Given task =>
Leave out the pictures and transcribe everything else exactly.

-------------------------

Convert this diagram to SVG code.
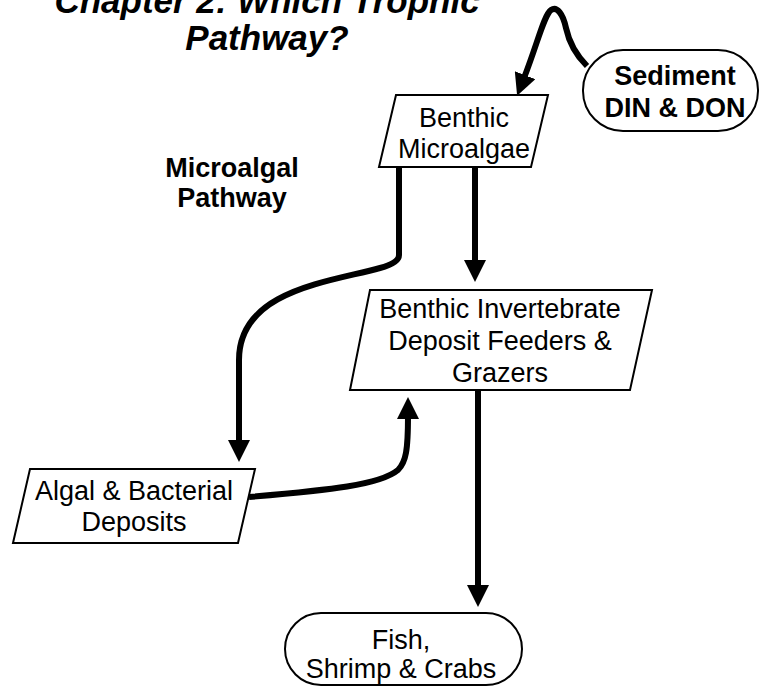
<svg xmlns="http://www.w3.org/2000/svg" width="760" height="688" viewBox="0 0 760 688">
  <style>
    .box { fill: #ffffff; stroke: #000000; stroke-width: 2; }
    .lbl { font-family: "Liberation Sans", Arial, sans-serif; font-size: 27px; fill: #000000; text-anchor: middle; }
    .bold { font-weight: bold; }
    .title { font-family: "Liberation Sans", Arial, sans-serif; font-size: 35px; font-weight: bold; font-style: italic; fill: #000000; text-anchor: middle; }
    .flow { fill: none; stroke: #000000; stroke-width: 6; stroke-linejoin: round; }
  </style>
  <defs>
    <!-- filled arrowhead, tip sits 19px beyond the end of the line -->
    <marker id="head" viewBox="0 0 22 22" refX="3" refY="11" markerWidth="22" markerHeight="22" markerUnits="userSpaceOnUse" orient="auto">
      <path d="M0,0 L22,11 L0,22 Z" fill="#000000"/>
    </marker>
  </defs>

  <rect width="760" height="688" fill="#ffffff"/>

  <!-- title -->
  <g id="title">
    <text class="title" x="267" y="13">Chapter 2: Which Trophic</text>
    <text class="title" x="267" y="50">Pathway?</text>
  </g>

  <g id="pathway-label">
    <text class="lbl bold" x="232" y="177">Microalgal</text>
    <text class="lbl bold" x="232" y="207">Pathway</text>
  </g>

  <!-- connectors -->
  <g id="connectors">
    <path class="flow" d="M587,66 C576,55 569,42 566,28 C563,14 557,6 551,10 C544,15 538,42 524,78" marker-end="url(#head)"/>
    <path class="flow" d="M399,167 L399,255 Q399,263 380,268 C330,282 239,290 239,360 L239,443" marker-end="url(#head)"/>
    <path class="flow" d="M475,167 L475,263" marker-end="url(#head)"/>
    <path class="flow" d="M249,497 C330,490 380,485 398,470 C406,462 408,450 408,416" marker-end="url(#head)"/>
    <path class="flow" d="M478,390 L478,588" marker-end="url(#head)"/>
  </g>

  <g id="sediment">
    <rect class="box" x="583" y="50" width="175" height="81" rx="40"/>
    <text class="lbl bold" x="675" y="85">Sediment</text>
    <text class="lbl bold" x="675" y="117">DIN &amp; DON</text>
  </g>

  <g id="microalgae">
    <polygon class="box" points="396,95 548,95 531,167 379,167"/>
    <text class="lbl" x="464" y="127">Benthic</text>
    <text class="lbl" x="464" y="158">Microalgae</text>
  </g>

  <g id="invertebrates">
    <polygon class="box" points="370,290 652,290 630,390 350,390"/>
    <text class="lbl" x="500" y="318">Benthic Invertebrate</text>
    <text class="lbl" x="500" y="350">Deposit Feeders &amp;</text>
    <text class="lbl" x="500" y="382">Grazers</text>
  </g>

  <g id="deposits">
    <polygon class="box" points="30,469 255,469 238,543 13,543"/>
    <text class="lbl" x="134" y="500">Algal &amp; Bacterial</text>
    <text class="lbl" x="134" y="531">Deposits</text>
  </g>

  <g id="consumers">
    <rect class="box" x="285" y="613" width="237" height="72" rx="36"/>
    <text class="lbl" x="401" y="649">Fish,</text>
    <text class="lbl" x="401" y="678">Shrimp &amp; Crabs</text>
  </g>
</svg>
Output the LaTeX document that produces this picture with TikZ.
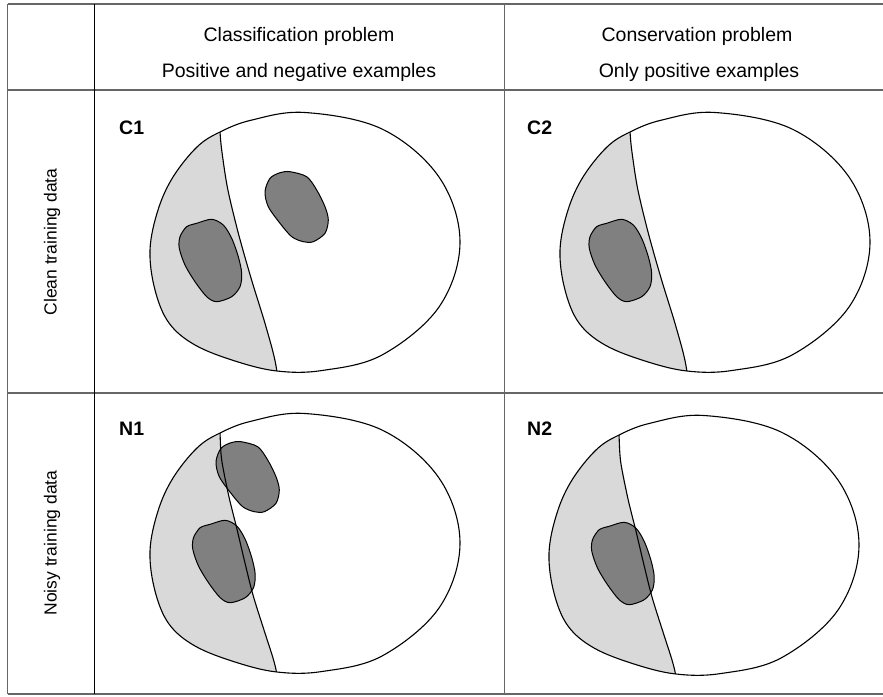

-------------------------

Solution below =>
Convert this diagram to SVG code.
<svg xmlns="http://www.w3.org/2000/svg" width="760" height="688" viewBox="0 0 760 688">
  <style>
    .box { fill: #ffffff; stroke: #000000; stroke-width: 2; }
    .lbl { font-family: "Liberation Sans", Arial, sans-serif; font-size: 27px; fill: #000000; text-anchor: middle; }
    .bold { font-weight: bold; }
    .title { font-family: "Liberation Sans", Arial, sans-serif; font-size: 35px; font-weight: bold; font-style: italic; fill: #000000; text-anchor: middle; }
    .flow { fill: none; stroke: #000000; stroke-width: 6; stroke-linejoin: round; }
  </style>
  <defs>
    <!-- filled arrowhead, tip sits 19px beyond the end of the line -->
    <marker id="head" viewBox="0 0 22 22" refX="3" refY="11" markerWidth="22" markerHeight="22" markerUnits="userSpaceOnUse" orient="auto">
      <path d="M0,0 L22,11 L0,22 Z" fill="#000000"/>
    </marker>
  </defs>

  <rect width="760" height="688" fill="#ffffff"/>

  <!-- title -->
  <g id="title">
    <text class="title" x="267" y="13">Chapter 2: Which Trophic</text>
    <text class="title" x="267" y="50">Pathway?</text>
  </g>

  <g id="pathway-label">
    <text class="lbl bold" x="232" y="177">Microalgal</text>
    <text class="lbl bold" x="232" y="207">Pathway</text>
  </g>

  <!-- connectors -->
  <g id="connectors">
    <path class="flow" d="M587,66 C576,55 569,42 566,28 C563,14 557,6 551,10 C544,15 538,42 524,78" marker-end="url(#head)"/>
    <path class="flow" d="M399,167 L399,255 Q399,263 380,268 C330,282 239,290 239,360 L239,443" marker-end="url(#head)"/>
    <path class="flow" d="M475,167 L475,263" marker-end="url(#head)"/>
    <path class="flow" d="M249,497 C330,490 380,485 398,470 C406,462 408,450 408,416" marker-end="url(#head)"/>
    <path class="flow" d="M478,390 L478,588" marker-end="url(#head)"/>
  </g>

  <g id="sediment">
    <rect class="box" x="583" y="50" width="175" height="81" rx="40"/>
    <text class="lbl bold" x="675" y="85">Sediment</text>
    <text class="lbl bold" x="675" y="117">DIN &amp; DON</text>
  </g>

  <g id="microalgae">
    <polygon class="box" points="396,95 548,95 531,167 379,167"/>
    <text class="lbl" x="464" y="127">Benthic</text>
    <text class="lbl" x="464" y="158">Microalgae</text>
  </g>

  <g id="invertebrates">
    <polygon class="box" points="370,290 652,290 630,390 350,390"/>
    <text class="lbl" x="500" y="318">Benthic Invertebrate</text>
    <text class="lbl" x="500" y="350">Deposit Feeders &amp;</text>
    <text class="lbl" x="500" y="382">Grazers</text>
  </g>

  <g id="deposits">
    <polygon class="box" points="30,469 255,469 238,543 13,543"/>
    <text class="lbl" x="134" y="500">Algal &amp; Bacterial</text>
    <text class="lbl" x="134" y="531">Deposits</text>
  </g>

  <g id="consumers">
    <rect class="box" x="285" y="613" width="237" height="72" rx="36"/>
    <text class="lbl" x="401" y="649">Fish,</text>
    <text class="lbl" x="401" y="678">Shrimp &amp; Crabs</text>
  </g>
</svg>
Output the LaTeX document that produces this picture with TikZ.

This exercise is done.